New-home construction in the U.S. probably rose in August to the highest level in almost four years, showing residential real estate is sustaining a recovery even as the broader economy sputters, economists said before a report today. This data will be officially released today at 1.30. We also expect home sales data at 3pm which is also expected to beat previous figures.
Yesterday, data showed that UK inflation dipped slightly in August despite a rise in oil and fuel costs. This kept alive prospects of the Bank of England injecting more cash into the economy later this year, giving Mervyn King more room for manoeuvre.
However, the pound has been underpinned by better UK data in recent weeks, which has eased concerns about the growth outlook.
The BoE will release minutes of its latest monetary policy meeting this morning, which will show the balance of views on further stimulus. Most analysts do not expect any further easing before November. Given the more promising data released recently, the UK economy has been put in a brighter light. However, given it has been falling, it is difficult to anticipate what the BoE consensus will be.
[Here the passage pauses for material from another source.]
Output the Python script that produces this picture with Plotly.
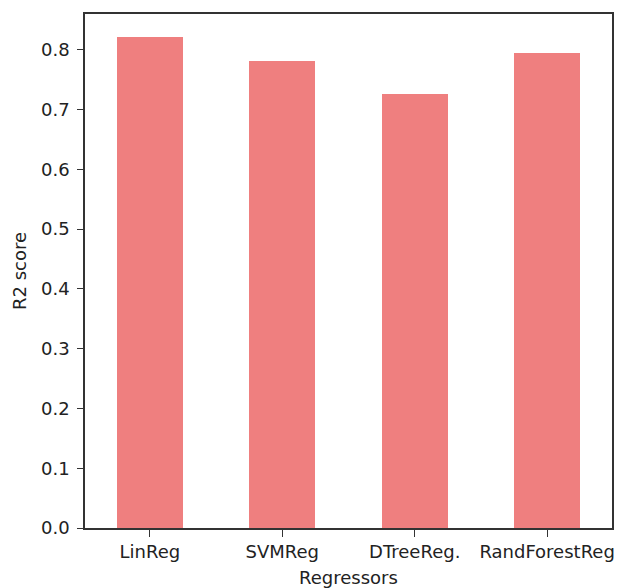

The euro fell against most major currencies after a survey showed German investor sentiment stayed negative this month as the region’s economy struggles amid debt crisis. The 17-nation currency weakened from four-month highs versus the dollar and yen amid concerns about Spain. Investors yesterday piled further pressure on Spain as there request for aid had triggered an ECB bond-buying programme seen as inevitable to help the country finance its debts, with the benchmark 10 year bond rising to just over 6%. Meanwhile Charles Dallara, the chief negotiator for Greece’s private sector creditors said yesterday that the country should get cheaper rates on its 130bn Euro aid deal and at least two more years from the US and IMF to repay them.